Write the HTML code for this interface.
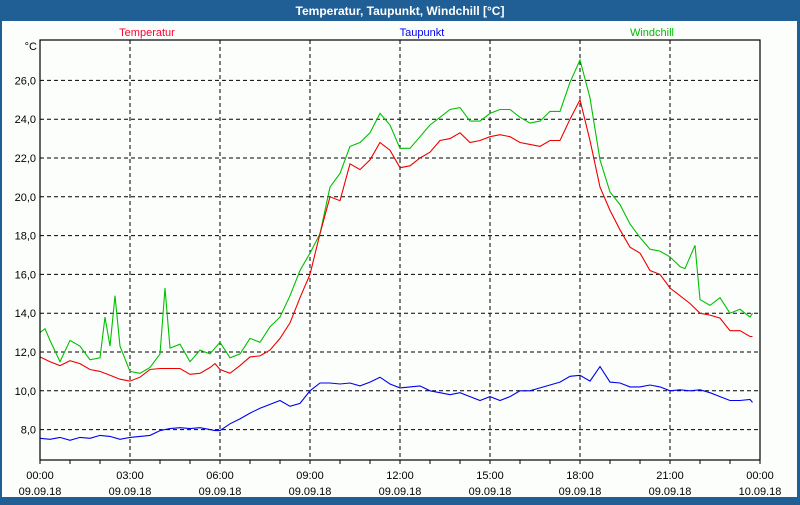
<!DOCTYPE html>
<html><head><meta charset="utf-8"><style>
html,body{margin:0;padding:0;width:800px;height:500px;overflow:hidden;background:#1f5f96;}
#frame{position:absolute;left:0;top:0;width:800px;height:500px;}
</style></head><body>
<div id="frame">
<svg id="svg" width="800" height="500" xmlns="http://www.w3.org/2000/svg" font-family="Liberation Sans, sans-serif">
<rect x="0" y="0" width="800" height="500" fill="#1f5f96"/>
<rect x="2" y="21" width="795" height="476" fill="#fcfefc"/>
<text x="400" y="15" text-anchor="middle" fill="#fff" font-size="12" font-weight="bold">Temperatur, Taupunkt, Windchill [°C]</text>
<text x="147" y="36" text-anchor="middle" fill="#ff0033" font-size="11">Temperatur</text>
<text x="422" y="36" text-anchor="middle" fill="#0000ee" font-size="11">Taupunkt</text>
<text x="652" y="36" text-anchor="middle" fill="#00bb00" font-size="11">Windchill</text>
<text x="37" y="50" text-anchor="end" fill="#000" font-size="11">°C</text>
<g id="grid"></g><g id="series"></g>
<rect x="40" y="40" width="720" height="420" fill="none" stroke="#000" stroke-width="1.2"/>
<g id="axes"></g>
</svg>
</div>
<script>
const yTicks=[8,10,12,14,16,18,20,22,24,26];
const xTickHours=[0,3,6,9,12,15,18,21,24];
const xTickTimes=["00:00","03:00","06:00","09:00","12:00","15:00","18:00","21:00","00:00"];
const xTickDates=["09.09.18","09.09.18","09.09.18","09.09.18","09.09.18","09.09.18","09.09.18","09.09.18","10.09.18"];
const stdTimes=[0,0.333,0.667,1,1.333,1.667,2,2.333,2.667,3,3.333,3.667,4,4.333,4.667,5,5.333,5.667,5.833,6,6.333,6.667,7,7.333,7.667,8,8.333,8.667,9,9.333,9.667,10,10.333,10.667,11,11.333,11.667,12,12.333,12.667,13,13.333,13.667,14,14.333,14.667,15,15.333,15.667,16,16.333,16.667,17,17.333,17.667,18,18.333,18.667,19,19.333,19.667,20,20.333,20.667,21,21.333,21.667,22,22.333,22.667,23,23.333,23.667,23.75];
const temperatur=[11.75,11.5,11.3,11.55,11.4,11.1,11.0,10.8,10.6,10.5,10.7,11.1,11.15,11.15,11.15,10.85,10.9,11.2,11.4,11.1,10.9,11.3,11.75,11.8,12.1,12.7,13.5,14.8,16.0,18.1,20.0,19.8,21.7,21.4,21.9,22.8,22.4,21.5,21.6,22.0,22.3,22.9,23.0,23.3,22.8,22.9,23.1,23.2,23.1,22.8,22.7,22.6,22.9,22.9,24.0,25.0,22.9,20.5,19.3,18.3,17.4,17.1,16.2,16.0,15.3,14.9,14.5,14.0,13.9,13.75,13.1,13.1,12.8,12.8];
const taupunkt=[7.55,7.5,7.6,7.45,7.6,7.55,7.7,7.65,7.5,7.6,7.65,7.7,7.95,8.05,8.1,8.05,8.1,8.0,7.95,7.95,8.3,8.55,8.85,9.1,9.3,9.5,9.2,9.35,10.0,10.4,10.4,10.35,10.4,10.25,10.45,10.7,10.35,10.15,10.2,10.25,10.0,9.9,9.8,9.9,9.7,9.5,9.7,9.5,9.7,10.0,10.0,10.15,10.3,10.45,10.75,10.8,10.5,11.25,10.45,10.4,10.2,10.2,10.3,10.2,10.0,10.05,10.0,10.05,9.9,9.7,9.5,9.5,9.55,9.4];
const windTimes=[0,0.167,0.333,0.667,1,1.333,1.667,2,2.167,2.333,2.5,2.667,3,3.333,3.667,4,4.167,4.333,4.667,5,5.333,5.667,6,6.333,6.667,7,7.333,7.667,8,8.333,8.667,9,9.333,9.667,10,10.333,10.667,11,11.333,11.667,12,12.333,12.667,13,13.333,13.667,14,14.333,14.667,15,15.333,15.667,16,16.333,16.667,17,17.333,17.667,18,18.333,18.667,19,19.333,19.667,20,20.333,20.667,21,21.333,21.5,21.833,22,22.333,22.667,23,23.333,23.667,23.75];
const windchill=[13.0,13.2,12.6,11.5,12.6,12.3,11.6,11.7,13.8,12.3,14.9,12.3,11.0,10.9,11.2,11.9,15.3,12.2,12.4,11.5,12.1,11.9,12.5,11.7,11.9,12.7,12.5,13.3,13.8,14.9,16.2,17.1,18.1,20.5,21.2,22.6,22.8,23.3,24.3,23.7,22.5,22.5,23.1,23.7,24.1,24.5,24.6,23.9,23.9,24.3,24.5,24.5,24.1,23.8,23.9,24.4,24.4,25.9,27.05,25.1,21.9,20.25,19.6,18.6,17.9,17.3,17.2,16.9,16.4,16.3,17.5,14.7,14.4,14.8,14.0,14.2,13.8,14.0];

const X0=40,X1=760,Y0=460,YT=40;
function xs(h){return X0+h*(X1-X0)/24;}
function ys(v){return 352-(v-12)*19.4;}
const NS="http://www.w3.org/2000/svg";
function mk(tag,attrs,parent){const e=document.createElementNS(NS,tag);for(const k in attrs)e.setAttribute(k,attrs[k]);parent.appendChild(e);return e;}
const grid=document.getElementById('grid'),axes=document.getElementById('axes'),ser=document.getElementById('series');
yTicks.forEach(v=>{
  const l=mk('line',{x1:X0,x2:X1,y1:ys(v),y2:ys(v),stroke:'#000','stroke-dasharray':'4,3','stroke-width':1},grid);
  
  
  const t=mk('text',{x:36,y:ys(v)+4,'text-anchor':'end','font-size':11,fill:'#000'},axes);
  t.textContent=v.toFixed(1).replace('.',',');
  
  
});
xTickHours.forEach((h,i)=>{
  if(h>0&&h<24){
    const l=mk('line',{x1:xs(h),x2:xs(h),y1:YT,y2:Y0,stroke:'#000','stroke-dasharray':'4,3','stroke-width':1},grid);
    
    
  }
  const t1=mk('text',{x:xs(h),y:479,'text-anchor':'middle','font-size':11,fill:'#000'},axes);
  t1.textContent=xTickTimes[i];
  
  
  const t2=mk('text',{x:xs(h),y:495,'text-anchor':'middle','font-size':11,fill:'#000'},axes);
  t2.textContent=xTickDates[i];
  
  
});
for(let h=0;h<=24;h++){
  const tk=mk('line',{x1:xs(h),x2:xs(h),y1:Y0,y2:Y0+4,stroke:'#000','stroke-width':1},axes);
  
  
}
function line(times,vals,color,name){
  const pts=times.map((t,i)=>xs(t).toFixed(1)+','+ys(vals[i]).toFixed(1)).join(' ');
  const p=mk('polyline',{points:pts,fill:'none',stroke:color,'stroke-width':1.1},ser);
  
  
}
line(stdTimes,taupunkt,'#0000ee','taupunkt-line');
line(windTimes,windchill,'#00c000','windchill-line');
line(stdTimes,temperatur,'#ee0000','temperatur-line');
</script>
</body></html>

++++++++++++++++++++

Quote the data exactly, leaving every image out of the copy.

=== Task response ===
Write the HTML code for this interface.
<!DOCTYPE html>
<html><head><meta charset="utf-8"><style>
html,body{margin:0;padding:0;width:800px;height:500px;overflow:hidden;background:#1f5f96;}
#frame{position:absolute;left:0;top:0;width:800px;height:500px;}
</style></head><body>
<div id="frame">
<svg id="svg" width="800" height="500" xmlns="http://www.w3.org/2000/svg" font-family="Liberation Sans, sans-serif">
<rect x="0" y="0" width="800" height="500" fill="#1f5f96"/>
<rect x="2" y="21" width="795" height="476" fill="#fcfefc"/>
<text x="400" y="15" text-anchor="middle" fill="#fff" font-size="12" font-weight="bold">Temperatur, Taupunkt, Windchill [°C]</text>
<text x="147" y="36" text-anchor="middle" fill="#ff0033" font-size="11">Temperatur</text>
<text x="422" y="36" text-anchor="middle" fill="#0000ee" font-size="11">Taupunkt</text>
<text x="652" y="36" text-anchor="middle" fill="#00bb00" font-size="11">Windchill</text>
<text x="37" y="50" text-anchor="end" fill="#000" font-size="11">°C</text>
<g id="grid"></g><g id="series"></g>
<rect x="40" y="40" width="720" height="420" fill="none" stroke="#000" stroke-width="1.2"/>
<g id="axes"></g>
</svg>
</div>
<script>
const yTicks=[8,10,12,14,16,18,20,22,24,26];
const xTickHours=[0,3,6,9,12,15,18,21,24];
const xTickTimes=["00:00","03:00","06:00","09:00","12:00","15:00","18:00","21:00","00:00"];
const xTickDates=["09.09.18","09.09.18","09.09.18","09.09.18","09.09.18","09.09.18","09.09.18","09.09.18","10.09.18"];
const stdTimes=[0,0.333,0.667,1,1.333,1.667,2,2.333,2.667,3,3.333,3.667,4,4.333,4.667,5,5.333,5.667,5.833,6,6.333,6.667,7,7.333,7.667,8,8.333,8.667,9,9.333,9.667,10,10.333,10.667,11,11.333,11.667,12,12.333,12.667,13,13.333,13.667,14,14.333,14.667,15,15.333,15.667,16,16.333,16.667,17,17.333,17.667,18,18.333,18.667,19,19.333,19.667,20,20.333,20.667,21,21.333,21.667,22,22.333,22.667,23,23.333,23.667,23.75];
const temperatur=[11.75,11.5,11.3,11.55,11.4,11.1,11.0,10.8,10.6,10.5,10.7,11.1,11.15,11.15,11.15,10.85,10.9,11.2,11.4,11.1,10.9,11.3,11.75,11.8,12.1,12.7,13.5,14.8,16.0,18.1,20.0,19.8,21.7,21.4,21.9,22.8,22.4,21.5,21.6,22.0,22.3,22.9,23.0,23.3,22.8,22.9,23.1,23.2,23.1,22.8,22.7,22.6,22.9,22.9,24.0,25.0,22.9,20.5,19.3,18.3,17.4,17.1,16.2,16.0,15.3,14.9,14.5,14.0,13.9,13.75,13.1,13.1,12.8,12.8];
const taupunkt=[7.55,7.5,7.6,7.45,7.6,7.55,7.7,7.65,7.5,7.6,7.65,7.7,7.95,8.05,8.1,8.05,8.1,8.0,7.95,7.95,8.3,8.55,8.85,9.1,9.3,9.5,9.2,9.35,10.0,10.4,10.4,10.35,10.4,10.25,10.45,10.7,10.35,10.15,10.2,10.25,10.0,9.9,9.8,9.9,9.7,9.5,9.7,9.5,9.7,10.0,10.0,10.15,10.3,10.45,10.75,10.8,10.5,11.25,10.45,10.4,10.2,10.2,10.3,10.2,10.0,10.05,10.0,10.05,9.9,9.7,9.5,9.5,9.55,9.4];
const windTimes=[0,0.167,0.333,0.667,1,1.333,1.667,2,2.167,2.333,2.5,2.667,3,3.333,3.667,4,4.167,4.333,4.667,5,5.333,5.667,6,6.333,6.667,7,7.333,7.667,8,8.333,8.667,9,9.333,9.667,10,10.333,10.667,11,11.333,11.667,12,12.333,12.667,13,13.333,13.667,14,14.333,14.667,15,15.333,15.667,16,16.333,16.667,17,17.333,17.667,18,18.333,18.667,19,19.333,19.667,20,20.333,20.667,21,21.333,21.5,21.833,22,22.333,22.667,23,23.333,23.667,23.75];
const windchill=[13.0,13.2,12.6,11.5,12.6,12.3,11.6,11.7,13.8,12.3,14.9,12.3,11.0,10.9,11.2,11.9,15.3,12.2,12.4,11.5,12.1,11.9,12.5,11.7,11.9,12.7,12.5,13.3,13.8,14.9,16.2,17.1,18.1,20.5,21.2,22.6,22.8,23.3,24.3,23.7,22.5,22.5,23.1,23.7,24.1,24.5,24.6,23.9,23.9,24.3,24.5,24.5,24.1,23.8,23.9,24.4,24.4,25.9,27.05,25.1,21.9,20.25,19.6,18.6,17.9,17.3,17.2,16.9,16.4,16.3,17.5,14.7,14.4,14.8,14.0,14.2,13.8,14.0];

const X0=40,X1=760,Y0=460,YT=40;
function xs(h){return X0+h*(X1-X0)/24;}
function ys(v){return 352-(v-12)*19.4;}
const NS="http://www.w3.org/2000/svg";
function mk(tag,attrs,parent){const e=document.createElementNS(NS,tag);for(const k in attrs)e.setAttribute(k,attrs[k]);parent.appendChild(e);return e;}
const grid=document.getElementById('grid'),axes=document.getElementById('axes'),ser=document.getElementById('series');
yTicks.forEach(v=>{
  const l=mk('line',{x1:X0,x2:X1,y1:ys(v),y2:ys(v),stroke:'#000','stroke-dasharray':'4,3','stroke-width':1},grid);
  
  
  const t=mk('text',{x:36,y:ys(v)+4,'text-anchor':'end','font-size':11,fill:'#000'},axes);
  t.textContent=v.toFixed(1).replace('.',',');
  
  
});
xTickHours.forEach((h,i)=>{
  if(h>0&&h<24){
    const l=mk('line',{x1:xs(h),x2:xs(h),y1:YT,y2:Y0,stroke:'#000','stroke-dasharray':'4,3','stroke-width':1},grid);
    
    
  }
  const t1=mk('text',{x:xs(h),y:479,'text-anchor':'middle','font-size':11,fill:'#000'},axes);
  t1.textContent=xTickTimes[i];
  
  
  const t2=mk('text',{x:xs(h),y:495,'text-anchor':'middle','font-size':11,fill:'#000'},axes);
  t2.textContent=xTickDates[i];
  
  
});
for(let h=0;h<=24;h++){
  const tk=mk('line',{x1:xs(h),x2:xs(h),y1:Y0,y2:Y0+4,stroke:'#000','stroke-width':1},axes);
  
  
}
function line(times,vals,color,name){
  const pts=times.map((t,i)=>xs(t).toFixed(1)+','+ys(vals[i]).toFixed(1)).join(' ');
  const p=mk('polyline',{points:pts,fill:'none',stroke:color,'stroke-width':1.1},ser);
  
  
}
line(stdTimes,taupunkt,'#0000ee','taupunkt-line');
line(windTimes,windchill,'#00c000','windchill-line');
line(stdTimes,temperatur,'#ee0000','temperatur-line');
</script>
</body></html>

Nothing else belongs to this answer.